SET PROBLEM — Copy the lines of the data below exactly, starting at the first and stopping after the line that contains "1.08, 0.89, 1.08]"; include no pictures.

DATASET CONTENT —
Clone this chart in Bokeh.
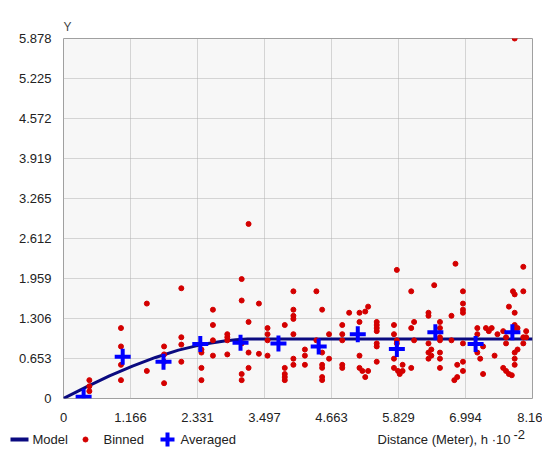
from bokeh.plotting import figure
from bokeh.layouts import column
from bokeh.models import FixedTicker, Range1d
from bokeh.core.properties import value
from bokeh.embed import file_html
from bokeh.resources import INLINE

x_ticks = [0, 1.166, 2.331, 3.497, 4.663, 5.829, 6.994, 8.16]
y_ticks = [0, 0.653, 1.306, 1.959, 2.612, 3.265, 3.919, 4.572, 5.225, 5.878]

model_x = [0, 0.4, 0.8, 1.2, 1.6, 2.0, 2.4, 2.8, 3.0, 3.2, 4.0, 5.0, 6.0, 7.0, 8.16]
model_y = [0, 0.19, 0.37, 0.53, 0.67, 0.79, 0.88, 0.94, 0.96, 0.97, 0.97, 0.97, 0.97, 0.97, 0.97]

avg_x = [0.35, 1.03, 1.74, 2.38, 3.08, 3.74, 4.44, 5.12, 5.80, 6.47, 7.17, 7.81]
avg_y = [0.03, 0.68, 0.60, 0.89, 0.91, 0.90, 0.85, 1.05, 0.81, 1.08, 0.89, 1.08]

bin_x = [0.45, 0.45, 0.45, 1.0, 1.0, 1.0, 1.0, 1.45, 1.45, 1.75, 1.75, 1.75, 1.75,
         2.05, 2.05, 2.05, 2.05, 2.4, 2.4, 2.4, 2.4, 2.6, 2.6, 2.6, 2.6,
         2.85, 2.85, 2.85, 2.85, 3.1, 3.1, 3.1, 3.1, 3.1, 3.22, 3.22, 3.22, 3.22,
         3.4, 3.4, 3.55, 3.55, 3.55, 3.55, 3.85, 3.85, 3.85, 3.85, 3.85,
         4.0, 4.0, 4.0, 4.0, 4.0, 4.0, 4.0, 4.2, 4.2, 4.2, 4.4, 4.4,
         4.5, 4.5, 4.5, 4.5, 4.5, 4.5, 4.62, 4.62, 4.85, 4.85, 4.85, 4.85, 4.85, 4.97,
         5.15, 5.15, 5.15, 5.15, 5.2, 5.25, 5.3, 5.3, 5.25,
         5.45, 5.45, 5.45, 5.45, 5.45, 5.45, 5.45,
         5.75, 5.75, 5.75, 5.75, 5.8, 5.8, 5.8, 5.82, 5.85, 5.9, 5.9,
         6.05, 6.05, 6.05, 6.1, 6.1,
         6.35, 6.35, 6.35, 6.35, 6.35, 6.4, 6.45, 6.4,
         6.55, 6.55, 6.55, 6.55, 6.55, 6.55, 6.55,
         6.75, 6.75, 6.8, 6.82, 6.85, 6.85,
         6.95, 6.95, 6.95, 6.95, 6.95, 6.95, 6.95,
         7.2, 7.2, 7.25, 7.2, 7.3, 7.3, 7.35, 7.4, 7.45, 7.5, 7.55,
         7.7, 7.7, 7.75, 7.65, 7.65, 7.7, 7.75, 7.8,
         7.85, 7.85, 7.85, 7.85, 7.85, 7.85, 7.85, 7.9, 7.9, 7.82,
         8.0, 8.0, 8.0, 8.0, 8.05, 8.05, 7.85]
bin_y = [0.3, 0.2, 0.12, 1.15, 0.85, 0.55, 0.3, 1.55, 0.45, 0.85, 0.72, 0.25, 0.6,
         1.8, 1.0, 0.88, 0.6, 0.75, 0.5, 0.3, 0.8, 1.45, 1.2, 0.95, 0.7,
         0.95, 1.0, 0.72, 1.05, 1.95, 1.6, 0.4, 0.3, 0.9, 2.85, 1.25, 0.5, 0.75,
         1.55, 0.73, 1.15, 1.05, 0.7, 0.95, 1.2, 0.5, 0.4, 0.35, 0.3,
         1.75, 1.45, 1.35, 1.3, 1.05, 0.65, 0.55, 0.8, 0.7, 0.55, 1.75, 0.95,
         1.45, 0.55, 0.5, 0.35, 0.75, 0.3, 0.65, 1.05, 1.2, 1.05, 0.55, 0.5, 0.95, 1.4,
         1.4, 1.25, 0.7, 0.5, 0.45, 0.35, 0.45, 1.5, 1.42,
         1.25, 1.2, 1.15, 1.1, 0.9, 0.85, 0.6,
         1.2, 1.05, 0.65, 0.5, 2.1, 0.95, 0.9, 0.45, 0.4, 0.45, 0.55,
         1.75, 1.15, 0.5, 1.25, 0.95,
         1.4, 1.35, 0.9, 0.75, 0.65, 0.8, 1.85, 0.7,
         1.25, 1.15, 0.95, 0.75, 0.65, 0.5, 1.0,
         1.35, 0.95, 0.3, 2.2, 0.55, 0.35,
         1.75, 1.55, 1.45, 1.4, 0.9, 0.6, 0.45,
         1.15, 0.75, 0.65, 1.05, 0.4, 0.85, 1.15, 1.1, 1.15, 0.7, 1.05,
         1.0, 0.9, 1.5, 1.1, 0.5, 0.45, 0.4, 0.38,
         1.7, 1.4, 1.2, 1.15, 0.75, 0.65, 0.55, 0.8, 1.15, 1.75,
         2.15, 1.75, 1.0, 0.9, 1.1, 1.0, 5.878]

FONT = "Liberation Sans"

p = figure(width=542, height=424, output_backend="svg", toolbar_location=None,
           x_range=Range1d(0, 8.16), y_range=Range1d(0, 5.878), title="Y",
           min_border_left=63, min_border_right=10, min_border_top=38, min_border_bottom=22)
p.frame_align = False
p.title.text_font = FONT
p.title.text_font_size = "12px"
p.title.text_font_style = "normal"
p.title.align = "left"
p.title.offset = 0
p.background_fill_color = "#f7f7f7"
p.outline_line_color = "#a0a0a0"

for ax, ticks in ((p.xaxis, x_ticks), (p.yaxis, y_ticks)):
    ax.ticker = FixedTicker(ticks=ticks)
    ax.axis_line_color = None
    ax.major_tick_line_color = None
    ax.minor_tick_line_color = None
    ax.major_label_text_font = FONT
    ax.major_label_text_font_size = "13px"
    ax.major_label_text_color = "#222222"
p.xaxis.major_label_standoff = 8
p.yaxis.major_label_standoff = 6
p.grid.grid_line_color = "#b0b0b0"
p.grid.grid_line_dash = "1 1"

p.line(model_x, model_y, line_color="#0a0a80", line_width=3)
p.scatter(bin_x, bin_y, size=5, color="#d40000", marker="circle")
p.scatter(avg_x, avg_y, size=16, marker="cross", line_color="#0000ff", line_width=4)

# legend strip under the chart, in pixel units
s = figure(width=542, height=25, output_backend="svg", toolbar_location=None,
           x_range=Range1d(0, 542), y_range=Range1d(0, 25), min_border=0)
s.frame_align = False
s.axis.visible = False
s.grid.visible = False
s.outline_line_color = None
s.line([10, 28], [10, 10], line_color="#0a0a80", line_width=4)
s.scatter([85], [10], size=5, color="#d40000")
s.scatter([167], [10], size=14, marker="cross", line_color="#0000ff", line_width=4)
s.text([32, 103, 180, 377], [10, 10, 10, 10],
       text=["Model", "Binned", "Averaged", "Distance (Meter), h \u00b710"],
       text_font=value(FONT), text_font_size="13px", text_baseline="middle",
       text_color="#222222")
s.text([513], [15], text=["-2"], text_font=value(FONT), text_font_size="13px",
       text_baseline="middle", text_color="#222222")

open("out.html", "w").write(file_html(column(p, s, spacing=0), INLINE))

SOLVED PROBLEM —
Clone this chart in Bokeh.
from bokeh.plotting import figure
from bokeh.layouts import column
from bokeh.models import FixedTicker, Range1d
from bokeh.core.properties import value
from bokeh.embed import file_html
from bokeh.resources import INLINE

x_ticks = [0, 1.166, 2.331, 3.497, 4.663, 5.829, 6.994, 8.16]
y_ticks = [0, 0.653, 1.306, 1.959, 2.612, 3.265, 3.919, 4.572, 5.225, 5.878]

model_x = [0, 0.4, 0.8, 1.2, 1.6, 2.0, 2.4, 2.8, 3.0, 3.2, 4.0, 5.0, 6.0, 7.0, 8.16]
model_y = [0, 0.19, 0.37, 0.53, 0.67, 0.79, 0.88, 0.94, 0.96, 0.97, 0.97, 0.97, 0.97, 0.97, 0.97]

avg_x = [0.35, 1.03, 1.74, 2.38, 3.08, 3.74, 4.44, 5.12, 5.80, 6.47, 7.17, 7.81]
avg_y = [0.03, 0.68, 0.60, 0.89, 0.91, 0.90, 0.85, 1.05, 0.81, 1.08, 0.89, 1.08]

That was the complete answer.